Ainda no Chácara Flora, uma outra senhora, de 64 anos, sofreu prejuízo em sua confecção, que fica dentro de sua residência. “Eu tive muita ajuda, mas o prejuízo chega a uns R$ 40 mil. Perdi toda a minha mercadoria, máquinas, linhas e coisas da casa, como o meu fogão. Foi muito triste, mas sem essa ajuda, eu não estaria aqui hoje. Como você sai da lama sozinho?”, diz dona Marlene Gomes, que trabalha com costura há mais de 40 anos.
“Eu não sei ainda como vai ser não, mas vamos levando. Meus clientes me deram rolos de malha já, outros estão dando suporte. Perdi quatro máquinas, mas já ganhei duas, estou indo buscar.”
Limpeza da cidade
Ao todo, mais de 89 mil toneladas de entulho foram retiradas das ruas de Petrópolis, o que equivale a cerca de 10 mil caminhões lotados de lama e destroços. Para o comandante da equipe de limpeza da Comdep no Chácara Flora, Joel Salomão, 51, a sensação de poder ajudar as famílias é gratificante.
“Foi um trabalho árduo, mas eu não posso falar que foi difícil. Para ajudar o ser humano, nada é difícil. A gente colocava a mão e o pé na lama, a bota prendia, mas nunca deixamos de ajudar ninguém que pediu por ajuda. Poder, agora, ver as pessoas chegarem e agradecerem olhando nos nossos olhos é muito gratificante”, relata.
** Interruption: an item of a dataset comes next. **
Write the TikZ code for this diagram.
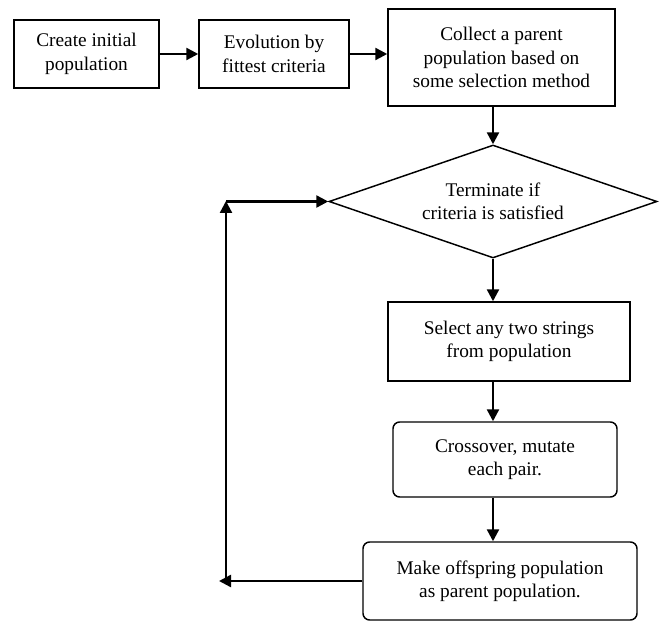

A companhia auxiliou moradores na retirada de lama de suas casas. Em alguns pontos, a lama chegou a mais de 1 metro de altura. De acordo com Leonardo França, presidente da Comdep, o trabalho de limpeza da cidade só será finalizado quando todas as barreiras que caíram forem liberadas. “Dependemos muito da Defesa Civil para isso, eles precisam nos deixar entrar nas áreas, mas para isso é necessária uma avaliação do terreno”, explica.
O trabalho agora será focado na limpeza de bueiros e no desassoreamento dos rios. “Depois, a parte de obras fica em função da Secretaria de Obras”, afirma.
Solidariedade
Durante o momento crítico que a cidade viveu, a ONG SOS Serra esteve presente 24 horas por dia. Por meio de mobilizações em prol de ajuda, a organização sem fins lucrativos doou mais de 50 toneladas de alimentos, 12 toneladas de produtos de limpeza e higiene e mais de mil colchonetes para famílias desabrigadas. Em abrigos, são 687 pessoas, fora quem está em casa de parentes.
Segundo Carolina Mattos, 40, uma das fundadoras da ONG, todos de sua família se desdobram entre seus trabalhos e o serviço no galpão, emprestado para arrecadar produtos durante esse último mês. “A gente tem muita sorte, porque, apesar da tragédia, vemos o país inteiro mobilizado. Recebemos doações até do exterior”, conta.
Ela, no entanto, diz que as doações caíram nesses últimos dias, mas que ainda não considera isso um problema. “A gente está caminhando para uma segunda parte da fase emergencial, que é mudar as famílias dos abrigos para as casas. Estamos ajudando a prefeitura. Vamos pagar os três primeiros meses de aluguel de algumas famílias, para que elas possam começar a voltar à normalidade”, explica Carolina.
“Nosso projeto é de médio longo prazo, não vamos simplesmente deixar essas famílias desassistidas. Queremos, para além de colocá-las em uma casa, com fogão e geladeira, ajudar a gerar empregos. Temos planos ambiciosos para mudar muitas coisas em Petrópolis”, completa.
“Gosto de falar que a gente fez um milagre. Foi um trabalho fenomenal que conseguimos fazer pela cidade. Foi algo devastador, mas nós conseguimos. A minha família sempre foi pautada no amor e em compartilhar isso com os outros. É muito orgulho ver o que construímos e que conseguimos atingir direta ou indiretamente tanta gente”, afirma Carolina.